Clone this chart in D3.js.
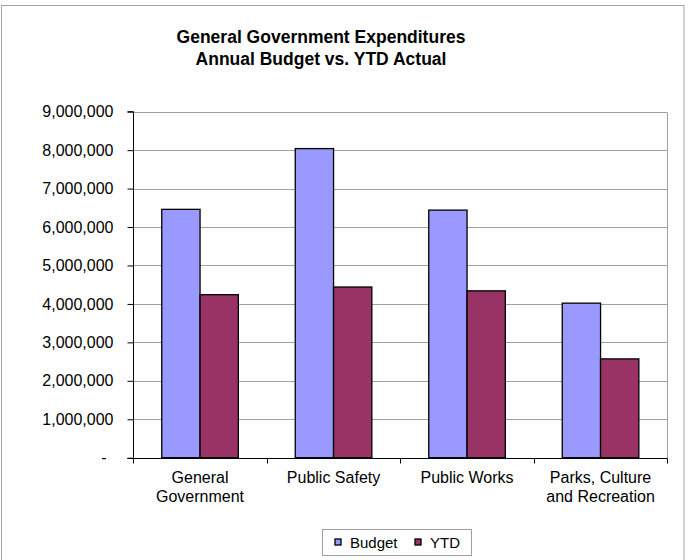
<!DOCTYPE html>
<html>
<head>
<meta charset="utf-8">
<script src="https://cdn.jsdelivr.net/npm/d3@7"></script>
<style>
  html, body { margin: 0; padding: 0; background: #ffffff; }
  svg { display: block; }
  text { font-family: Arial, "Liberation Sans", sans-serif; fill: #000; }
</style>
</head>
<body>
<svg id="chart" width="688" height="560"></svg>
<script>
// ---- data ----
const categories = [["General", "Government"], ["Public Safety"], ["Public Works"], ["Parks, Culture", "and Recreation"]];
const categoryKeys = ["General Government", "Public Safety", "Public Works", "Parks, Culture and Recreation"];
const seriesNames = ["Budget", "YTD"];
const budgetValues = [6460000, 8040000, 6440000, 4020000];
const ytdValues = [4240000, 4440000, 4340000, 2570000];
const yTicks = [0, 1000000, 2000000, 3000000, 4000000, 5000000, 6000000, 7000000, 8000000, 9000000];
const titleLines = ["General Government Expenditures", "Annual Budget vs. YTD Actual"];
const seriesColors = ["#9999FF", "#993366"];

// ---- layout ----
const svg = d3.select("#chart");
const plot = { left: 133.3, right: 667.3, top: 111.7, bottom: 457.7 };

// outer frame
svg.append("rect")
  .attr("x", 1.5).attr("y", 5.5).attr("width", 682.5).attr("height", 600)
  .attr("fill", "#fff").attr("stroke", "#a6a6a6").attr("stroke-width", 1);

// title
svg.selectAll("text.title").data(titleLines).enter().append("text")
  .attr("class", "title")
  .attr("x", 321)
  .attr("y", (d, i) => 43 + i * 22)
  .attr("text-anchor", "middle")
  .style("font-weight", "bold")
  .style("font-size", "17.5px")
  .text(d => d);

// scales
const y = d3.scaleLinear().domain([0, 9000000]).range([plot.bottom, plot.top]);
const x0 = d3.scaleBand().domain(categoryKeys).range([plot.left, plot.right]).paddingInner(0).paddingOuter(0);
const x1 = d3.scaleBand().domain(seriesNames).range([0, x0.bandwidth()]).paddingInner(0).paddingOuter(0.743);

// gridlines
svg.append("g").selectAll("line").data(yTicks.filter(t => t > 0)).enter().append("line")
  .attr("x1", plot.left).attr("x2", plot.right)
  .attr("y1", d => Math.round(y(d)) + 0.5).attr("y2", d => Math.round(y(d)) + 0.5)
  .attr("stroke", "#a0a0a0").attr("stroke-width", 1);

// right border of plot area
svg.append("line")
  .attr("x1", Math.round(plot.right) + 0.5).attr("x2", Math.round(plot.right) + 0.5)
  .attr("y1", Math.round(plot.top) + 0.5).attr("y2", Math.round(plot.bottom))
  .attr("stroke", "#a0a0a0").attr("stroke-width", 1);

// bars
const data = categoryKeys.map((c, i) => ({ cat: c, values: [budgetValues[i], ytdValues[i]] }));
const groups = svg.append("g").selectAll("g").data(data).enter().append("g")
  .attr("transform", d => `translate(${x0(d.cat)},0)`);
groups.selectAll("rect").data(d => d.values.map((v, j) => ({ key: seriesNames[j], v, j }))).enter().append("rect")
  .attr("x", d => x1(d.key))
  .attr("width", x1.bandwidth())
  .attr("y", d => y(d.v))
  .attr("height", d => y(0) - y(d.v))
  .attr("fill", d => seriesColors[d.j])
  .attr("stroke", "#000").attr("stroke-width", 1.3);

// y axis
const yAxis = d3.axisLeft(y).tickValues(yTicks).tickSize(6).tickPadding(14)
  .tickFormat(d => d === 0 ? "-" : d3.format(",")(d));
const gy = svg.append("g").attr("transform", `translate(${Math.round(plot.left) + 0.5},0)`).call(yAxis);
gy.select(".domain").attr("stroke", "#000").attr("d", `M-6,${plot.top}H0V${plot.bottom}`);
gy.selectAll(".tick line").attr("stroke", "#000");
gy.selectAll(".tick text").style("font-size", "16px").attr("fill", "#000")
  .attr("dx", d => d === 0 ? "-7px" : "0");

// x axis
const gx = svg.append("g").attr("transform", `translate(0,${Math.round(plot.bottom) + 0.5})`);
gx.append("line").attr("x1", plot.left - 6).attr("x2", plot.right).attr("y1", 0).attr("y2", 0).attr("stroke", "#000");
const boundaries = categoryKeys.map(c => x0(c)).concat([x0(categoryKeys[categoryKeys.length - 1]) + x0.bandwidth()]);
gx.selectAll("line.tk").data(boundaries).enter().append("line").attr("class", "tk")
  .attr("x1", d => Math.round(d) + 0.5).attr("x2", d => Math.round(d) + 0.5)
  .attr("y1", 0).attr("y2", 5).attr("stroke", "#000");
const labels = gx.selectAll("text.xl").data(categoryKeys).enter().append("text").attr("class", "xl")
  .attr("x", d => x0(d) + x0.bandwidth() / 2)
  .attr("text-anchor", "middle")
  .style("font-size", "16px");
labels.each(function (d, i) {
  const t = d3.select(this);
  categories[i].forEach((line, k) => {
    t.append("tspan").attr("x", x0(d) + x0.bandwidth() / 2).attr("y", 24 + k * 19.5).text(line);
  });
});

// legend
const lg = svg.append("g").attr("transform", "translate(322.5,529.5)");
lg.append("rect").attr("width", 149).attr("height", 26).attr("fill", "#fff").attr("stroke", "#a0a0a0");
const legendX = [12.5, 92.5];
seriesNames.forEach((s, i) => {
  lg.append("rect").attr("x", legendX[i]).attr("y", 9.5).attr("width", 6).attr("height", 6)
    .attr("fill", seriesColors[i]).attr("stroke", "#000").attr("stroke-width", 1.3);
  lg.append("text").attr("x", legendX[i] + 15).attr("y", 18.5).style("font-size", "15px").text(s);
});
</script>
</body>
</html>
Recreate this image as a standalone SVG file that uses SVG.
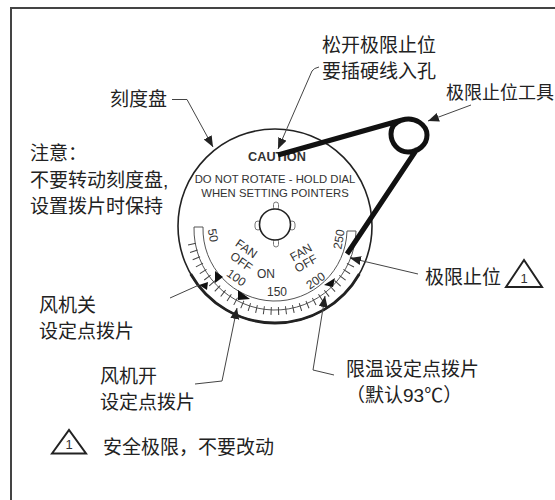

= = = =

Reproduce all of the material above word for word. Omit the pictures.

Clone this chart in D3.js.
<!DOCTYPE html>
<html>
<head>
<meta charset="utf-8">
<script src="https://cdn.jsdelivr.net/npm/d3@7"></script>
<style>
  html, body { margin: 0; padding: 0; background: #ffffff; }
  svg { display: block; }
  text { font-family: Arial, "Liberation Sans", sans-serif; fill: #000; }
</style>
</head>
<body>
<svg id="chart" width="688" height="560"></svg>
<script>
// ---- data ----
const categories = [["General", "Government"], ["Public Safety"], ["Public Works"], ["Parks, Culture", "and Recreation"]];
const categoryKeys = ["General Government", "Public Safety", "Public Works", "Parks, Culture and Recreation"];
const seriesNames = ["Budget", "YTD"];
const budgetValues = [6460000, 8040000, 6440000, 4020000];
const ytdValues = [4240000, 4440000, 4340000, 2570000];
const yTicks = [0, 1000000, 2000000, 3000000, 4000000, 5000000, 6000000, 7000000, 8000000, 9000000];
const titleLines = ["General Government Expenditures", "Annual Budget vs. YTD Actual"];
const seriesColors = ["#9999FF", "#993366"];

// ---- layout ----
const svg = d3.select("#chart");
const plot = { left: 133.3, right: 667.3, top: 111.7, bottom: 457.7 };

// outer frame
svg.append("rect")
  .attr("x", 1.5).attr("y", 5.5).attr("width", 682.5).attr("height", 600)
  .attr("fill", "#fff").attr("stroke", "#a6a6a6").attr("stroke-width", 1);

// title
svg.selectAll("text.title").data(titleLines).enter().append("text")
  .attr("class", "title")
  .attr("x", 321)
  .attr("y", (d, i) => 43 + i * 22)
  .attr("text-anchor", "middle")
  .style("font-weight", "bold")
  .style("font-size", "17.5px")
  .text(d => d);

// scales
const y = d3.scaleLinear().domain([0, 9000000]).range([plot.bottom, plot.top]);
const x0 = d3.scaleBand().domain(categoryKeys).range([plot.left, plot.right]).paddingInner(0).paddingOuter(0);
const x1 = d3.scaleBand().domain(seriesNames).range([0, x0.bandwidth()]).paddingInner(0).paddingOuter(0.743);

// gridlines
svg.append("g").selectAll("line").data(yTicks.filter(t => t > 0)).enter().append("line")
  .attr("x1", plot.left).attr("x2", plot.right)
  .attr("y1", d => Math.round(y(d)) + 0.5).attr("y2", d => Math.round(y(d)) + 0.5)
  .attr("stroke", "#a0a0a0").attr("stroke-width", 1);

// right border of plot area
svg.append("line")
  .attr("x1", Math.round(plot.right) + 0.5).attr("x2", Math.round(plot.right) + 0.5)
  .attr("y1", Math.round(plot.top) + 0.5).attr("y2", Math.round(plot.bottom))
  .attr("stroke", "#a0a0a0").attr("stroke-width", 1);

// bars
const data = categoryKeys.map((c, i) => ({ cat: c, values: [budgetValues[i], ytdValues[i]] }));
const groups = svg.append("g").selectAll("g").data(data).enter().append("g")
  .attr("transform", d => `translate(${x0(d.cat)},0)`);
groups.selectAll("rect").data(d => d.values.map((v, j) => ({ key: seriesNames[j], v, j }))).enter().append("rect")
  .attr("x", d => x1(d.key))
  .attr("width", x1.bandwidth())
  .attr("y", d => y(d.v))
  .attr("height", d => y(0) - y(d.v))
  .attr("fill", d => seriesColors[d.j])
  .attr("stroke", "#000").attr("stroke-width", 1.3);

// y axis
const yAxis = d3.axisLeft(y).tickValues(yTicks).tickSize(6).tickPadding(14)
  .tickFormat(d => d === 0 ? "-" : d3.format(",")(d));
const gy = svg.append("g").attr("transform", `translate(${Math.round(plot.left) + 0.5},0)`).call(yAxis);
gy.select(".domain").attr("stroke", "#000").attr("d", `M-6,${plot.top}H0V${plot.bottom}`);
gy.selectAll(".tick line").attr("stroke", "#000");
gy.selectAll(".tick text").style("font-size", "16px").attr("fill", "#000")
  .attr("dx", d => d === 0 ? "-7px" : "0");

// x axis
const gx = svg.append("g").attr("transform", `translate(0,${Math.round(plot.bottom) + 0.5})`);
gx.append("line").attr("x1", plot.left - 6).attr("x2", plot.right).attr("y1", 0).attr("y2", 0).attr("stroke", "#000");
const boundaries = categoryKeys.map(c => x0(c)).concat([x0(categoryKeys[categoryKeys.length - 1]) + x0.bandwidth()]);
gx.selectAll("line.tk").data(boundaries).enter().append("line").attr("class", "tk")
  .attr("x1", d => Math.round(d) + 0.5).attr("x2", d => Math.round(d) + 0.5)
  .attr("y1", 0).attr("y2", 5).attr("stroke", "#000");
const labels = gx.selectAll("text.xl").data(categoryKeys).enter().append("text").attr("class", "xl")
  .attr("x", d => x0(d) + x0.bandwidth() / 2)
  .attr("text-anchor", "middle")
  .style("font-size", "16px");
labels.each(function (d, i) {
  const t = d3.select(this);
  categories[i].forEach((line, k) => {
    t.append("tspan").attr("x", x0(d) + x0.bandwidth() / 2).attr("y", 24 + k * 19.5).text(line);
  });
});

// legend
const lg = svg.append("g").attr("transform", "translate(322.5,529.5)");
lg.append("rect").attr("width", 149).attr("height", 26).attr("fill", "#fff").attr("stroke", "#a0a0a0");
const legendX = [12.5, 92.5];
seriesNames.forEach((s, i) => {
  lg.append("rect").attr("x", legendX[i]).attr("y", 9.5).attr("width", 6).attr("height", 6)
    .attr("fill", seriesColors[i]).attr("stroke", "#000").attr("stroke-width", 1.3);
  lg.append("text").attr("x", legendX[i] + 15).attr("y", 18.5).style("font-size", "15px").text(s);
});
</script>
</body>
</html>
Recreate this image as a standalone SVG file that uses SVG.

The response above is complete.